The request
Starting at the line containing "Output the component", copy each line exactly, ending with the line containing "Chart.register(...registerables);". Leave out everything else.

Data shown
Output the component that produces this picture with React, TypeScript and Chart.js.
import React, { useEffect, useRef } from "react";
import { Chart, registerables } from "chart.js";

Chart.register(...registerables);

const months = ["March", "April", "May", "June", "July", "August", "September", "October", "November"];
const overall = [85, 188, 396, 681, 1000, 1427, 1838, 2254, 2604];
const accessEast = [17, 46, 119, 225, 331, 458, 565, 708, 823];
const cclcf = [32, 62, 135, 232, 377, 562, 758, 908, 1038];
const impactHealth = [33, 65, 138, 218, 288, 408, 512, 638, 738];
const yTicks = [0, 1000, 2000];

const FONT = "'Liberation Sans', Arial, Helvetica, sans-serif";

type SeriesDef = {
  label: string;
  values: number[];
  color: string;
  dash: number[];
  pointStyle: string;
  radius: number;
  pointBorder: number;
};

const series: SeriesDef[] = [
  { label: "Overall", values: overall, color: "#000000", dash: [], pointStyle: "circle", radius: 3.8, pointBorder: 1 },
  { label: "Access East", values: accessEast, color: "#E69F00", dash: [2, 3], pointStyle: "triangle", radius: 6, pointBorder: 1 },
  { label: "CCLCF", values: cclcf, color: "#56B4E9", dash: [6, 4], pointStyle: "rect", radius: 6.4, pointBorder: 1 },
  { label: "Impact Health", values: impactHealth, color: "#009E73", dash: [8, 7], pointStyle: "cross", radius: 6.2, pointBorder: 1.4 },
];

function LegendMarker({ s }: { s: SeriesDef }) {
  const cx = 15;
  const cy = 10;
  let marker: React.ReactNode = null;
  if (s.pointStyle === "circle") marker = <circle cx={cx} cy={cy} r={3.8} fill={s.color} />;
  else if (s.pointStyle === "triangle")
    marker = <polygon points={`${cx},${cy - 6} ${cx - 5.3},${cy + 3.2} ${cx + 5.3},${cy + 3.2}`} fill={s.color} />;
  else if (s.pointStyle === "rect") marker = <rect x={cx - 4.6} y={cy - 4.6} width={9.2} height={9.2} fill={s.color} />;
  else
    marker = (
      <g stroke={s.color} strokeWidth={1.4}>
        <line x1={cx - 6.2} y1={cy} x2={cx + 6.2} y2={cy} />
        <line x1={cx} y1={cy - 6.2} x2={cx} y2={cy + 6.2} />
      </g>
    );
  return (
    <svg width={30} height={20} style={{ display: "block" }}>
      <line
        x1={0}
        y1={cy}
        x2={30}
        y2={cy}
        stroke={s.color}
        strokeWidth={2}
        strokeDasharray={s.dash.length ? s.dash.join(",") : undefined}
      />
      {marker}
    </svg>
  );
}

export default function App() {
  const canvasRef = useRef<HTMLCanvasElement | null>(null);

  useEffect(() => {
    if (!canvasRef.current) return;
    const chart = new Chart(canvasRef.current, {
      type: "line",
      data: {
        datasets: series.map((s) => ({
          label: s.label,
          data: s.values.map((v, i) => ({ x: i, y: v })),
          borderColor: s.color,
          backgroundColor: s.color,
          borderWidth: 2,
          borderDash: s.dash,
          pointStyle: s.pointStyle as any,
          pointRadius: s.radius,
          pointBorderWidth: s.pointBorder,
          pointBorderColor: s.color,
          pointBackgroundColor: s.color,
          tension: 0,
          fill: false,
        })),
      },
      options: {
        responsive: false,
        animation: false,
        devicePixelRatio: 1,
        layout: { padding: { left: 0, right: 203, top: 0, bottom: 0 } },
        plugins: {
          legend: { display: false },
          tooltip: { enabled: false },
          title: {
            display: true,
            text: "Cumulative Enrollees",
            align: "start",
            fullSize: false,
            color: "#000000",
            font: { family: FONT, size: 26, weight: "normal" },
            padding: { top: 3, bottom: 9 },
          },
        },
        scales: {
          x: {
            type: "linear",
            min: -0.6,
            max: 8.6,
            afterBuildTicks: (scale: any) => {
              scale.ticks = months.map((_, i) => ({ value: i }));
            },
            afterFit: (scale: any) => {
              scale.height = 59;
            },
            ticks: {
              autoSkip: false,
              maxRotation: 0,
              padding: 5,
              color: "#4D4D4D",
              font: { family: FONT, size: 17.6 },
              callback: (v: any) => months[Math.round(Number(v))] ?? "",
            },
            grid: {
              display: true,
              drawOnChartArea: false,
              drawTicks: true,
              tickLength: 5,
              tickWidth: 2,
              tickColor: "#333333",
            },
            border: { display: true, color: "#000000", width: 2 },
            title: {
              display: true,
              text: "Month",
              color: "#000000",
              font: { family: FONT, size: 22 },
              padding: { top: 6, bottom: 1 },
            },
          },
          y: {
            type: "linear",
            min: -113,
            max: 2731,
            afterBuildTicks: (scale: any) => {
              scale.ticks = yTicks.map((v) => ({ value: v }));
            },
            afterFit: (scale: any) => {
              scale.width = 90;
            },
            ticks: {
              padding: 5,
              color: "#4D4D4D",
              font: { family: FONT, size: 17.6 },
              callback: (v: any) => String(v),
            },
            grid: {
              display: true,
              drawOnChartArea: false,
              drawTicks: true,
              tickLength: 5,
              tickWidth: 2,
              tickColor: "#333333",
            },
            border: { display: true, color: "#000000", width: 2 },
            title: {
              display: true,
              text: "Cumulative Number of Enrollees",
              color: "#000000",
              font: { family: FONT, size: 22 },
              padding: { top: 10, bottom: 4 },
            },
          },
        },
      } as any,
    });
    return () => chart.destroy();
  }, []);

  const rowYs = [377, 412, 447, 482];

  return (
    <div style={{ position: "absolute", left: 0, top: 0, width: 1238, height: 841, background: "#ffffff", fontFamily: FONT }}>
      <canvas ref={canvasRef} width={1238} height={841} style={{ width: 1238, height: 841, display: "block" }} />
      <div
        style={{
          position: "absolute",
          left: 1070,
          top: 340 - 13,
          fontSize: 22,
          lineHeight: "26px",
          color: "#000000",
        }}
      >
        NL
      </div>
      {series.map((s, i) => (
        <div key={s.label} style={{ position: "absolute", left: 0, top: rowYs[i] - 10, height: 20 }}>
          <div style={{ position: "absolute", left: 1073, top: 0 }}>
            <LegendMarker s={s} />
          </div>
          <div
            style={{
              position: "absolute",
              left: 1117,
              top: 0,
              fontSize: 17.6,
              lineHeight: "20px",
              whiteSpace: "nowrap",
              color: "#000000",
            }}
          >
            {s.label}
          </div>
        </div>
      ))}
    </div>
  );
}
==
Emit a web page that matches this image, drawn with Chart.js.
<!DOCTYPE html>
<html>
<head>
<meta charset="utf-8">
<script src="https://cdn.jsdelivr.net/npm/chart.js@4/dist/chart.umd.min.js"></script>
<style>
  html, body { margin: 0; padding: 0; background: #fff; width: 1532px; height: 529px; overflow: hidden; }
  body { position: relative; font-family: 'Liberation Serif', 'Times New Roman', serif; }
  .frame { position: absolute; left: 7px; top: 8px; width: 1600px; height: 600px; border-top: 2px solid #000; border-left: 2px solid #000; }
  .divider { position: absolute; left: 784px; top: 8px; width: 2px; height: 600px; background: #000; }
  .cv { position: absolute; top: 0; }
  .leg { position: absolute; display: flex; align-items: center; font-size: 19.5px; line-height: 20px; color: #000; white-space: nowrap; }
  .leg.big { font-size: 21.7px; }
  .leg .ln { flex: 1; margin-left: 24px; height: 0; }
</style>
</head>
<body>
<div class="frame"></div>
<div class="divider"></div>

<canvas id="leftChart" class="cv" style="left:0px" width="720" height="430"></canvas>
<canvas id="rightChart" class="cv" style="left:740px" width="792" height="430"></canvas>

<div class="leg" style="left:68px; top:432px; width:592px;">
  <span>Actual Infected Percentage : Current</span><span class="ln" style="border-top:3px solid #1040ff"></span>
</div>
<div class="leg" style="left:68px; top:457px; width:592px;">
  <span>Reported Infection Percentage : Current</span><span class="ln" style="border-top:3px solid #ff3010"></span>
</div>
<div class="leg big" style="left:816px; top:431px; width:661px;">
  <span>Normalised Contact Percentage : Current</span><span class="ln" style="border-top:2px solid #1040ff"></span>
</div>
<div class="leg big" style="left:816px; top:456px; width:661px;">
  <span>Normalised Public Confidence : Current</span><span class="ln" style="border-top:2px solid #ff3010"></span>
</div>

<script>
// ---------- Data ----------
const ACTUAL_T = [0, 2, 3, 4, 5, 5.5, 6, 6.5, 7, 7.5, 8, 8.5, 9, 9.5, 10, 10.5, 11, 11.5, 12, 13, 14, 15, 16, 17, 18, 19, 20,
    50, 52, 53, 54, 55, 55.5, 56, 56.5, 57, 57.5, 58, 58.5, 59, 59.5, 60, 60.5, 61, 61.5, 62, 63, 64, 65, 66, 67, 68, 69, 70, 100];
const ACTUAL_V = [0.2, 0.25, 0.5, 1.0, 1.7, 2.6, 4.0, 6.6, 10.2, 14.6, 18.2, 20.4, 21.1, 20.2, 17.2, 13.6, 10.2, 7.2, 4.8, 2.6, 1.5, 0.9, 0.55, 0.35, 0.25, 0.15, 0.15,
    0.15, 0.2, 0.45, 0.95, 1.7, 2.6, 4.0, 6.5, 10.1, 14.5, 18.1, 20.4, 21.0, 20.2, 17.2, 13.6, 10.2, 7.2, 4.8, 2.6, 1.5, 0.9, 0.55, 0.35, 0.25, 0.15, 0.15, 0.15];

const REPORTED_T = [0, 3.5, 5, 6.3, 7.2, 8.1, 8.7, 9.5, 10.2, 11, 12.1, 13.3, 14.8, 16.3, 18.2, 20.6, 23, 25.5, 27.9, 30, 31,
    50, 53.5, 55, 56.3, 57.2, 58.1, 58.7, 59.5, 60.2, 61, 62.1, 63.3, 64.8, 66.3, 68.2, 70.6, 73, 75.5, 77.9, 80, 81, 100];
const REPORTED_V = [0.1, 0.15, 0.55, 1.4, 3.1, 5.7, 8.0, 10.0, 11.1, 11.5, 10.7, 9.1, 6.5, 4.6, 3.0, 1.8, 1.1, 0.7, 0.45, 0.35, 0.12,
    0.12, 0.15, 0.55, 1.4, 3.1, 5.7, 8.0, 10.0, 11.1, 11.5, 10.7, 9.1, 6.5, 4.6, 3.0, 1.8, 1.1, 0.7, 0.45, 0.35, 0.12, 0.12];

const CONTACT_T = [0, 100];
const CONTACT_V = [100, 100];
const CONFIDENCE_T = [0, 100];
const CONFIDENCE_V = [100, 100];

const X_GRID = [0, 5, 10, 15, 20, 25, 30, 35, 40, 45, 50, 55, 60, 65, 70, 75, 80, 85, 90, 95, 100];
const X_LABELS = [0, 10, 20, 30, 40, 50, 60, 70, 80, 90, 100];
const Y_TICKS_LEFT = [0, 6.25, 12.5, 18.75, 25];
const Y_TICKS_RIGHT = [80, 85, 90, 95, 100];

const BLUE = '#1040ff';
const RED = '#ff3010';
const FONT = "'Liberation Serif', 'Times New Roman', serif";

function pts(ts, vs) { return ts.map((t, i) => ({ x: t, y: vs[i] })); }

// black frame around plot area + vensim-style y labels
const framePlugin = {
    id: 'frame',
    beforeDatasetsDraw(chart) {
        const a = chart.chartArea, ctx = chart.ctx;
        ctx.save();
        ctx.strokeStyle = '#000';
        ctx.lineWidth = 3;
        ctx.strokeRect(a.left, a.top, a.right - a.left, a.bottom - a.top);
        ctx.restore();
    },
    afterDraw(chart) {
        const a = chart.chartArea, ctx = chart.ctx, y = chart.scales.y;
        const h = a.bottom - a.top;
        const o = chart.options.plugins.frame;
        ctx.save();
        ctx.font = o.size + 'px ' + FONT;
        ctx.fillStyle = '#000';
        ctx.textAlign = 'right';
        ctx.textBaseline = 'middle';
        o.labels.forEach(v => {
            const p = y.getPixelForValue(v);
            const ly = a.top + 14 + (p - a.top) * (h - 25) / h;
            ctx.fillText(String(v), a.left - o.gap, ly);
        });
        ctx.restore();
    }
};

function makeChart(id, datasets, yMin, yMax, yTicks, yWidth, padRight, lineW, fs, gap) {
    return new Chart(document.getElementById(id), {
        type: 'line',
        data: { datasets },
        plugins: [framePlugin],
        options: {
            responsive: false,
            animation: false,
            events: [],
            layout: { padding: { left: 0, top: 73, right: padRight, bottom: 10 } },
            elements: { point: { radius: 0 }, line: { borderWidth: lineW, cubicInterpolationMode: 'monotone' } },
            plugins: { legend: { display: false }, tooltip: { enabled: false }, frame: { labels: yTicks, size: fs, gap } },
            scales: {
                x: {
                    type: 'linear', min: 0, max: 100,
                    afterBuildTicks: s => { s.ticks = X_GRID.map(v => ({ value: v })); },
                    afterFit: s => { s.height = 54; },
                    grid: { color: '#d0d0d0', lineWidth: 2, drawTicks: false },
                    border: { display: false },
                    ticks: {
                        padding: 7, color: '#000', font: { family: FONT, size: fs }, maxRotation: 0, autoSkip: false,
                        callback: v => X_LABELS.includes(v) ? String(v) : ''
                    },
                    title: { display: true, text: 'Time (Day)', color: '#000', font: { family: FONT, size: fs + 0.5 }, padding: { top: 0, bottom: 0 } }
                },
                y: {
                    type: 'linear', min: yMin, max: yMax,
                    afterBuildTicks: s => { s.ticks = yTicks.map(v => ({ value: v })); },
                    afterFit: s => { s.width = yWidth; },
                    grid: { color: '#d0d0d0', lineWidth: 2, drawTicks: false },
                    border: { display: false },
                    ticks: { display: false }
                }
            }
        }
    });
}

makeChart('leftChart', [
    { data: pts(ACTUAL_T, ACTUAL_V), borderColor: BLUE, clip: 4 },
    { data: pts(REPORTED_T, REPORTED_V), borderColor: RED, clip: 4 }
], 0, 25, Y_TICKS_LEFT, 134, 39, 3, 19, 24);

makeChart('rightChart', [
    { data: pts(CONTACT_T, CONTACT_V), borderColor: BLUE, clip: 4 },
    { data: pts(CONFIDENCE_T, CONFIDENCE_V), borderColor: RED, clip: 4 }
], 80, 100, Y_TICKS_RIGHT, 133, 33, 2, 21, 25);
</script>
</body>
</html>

Exercise solution
Output the component that produces this picture with React, TypeScript and Chart.js.
import React, { useEffect, useRef } from "react";
import { Chart, registerables } from "chart.js";

Chart.register(...registerables);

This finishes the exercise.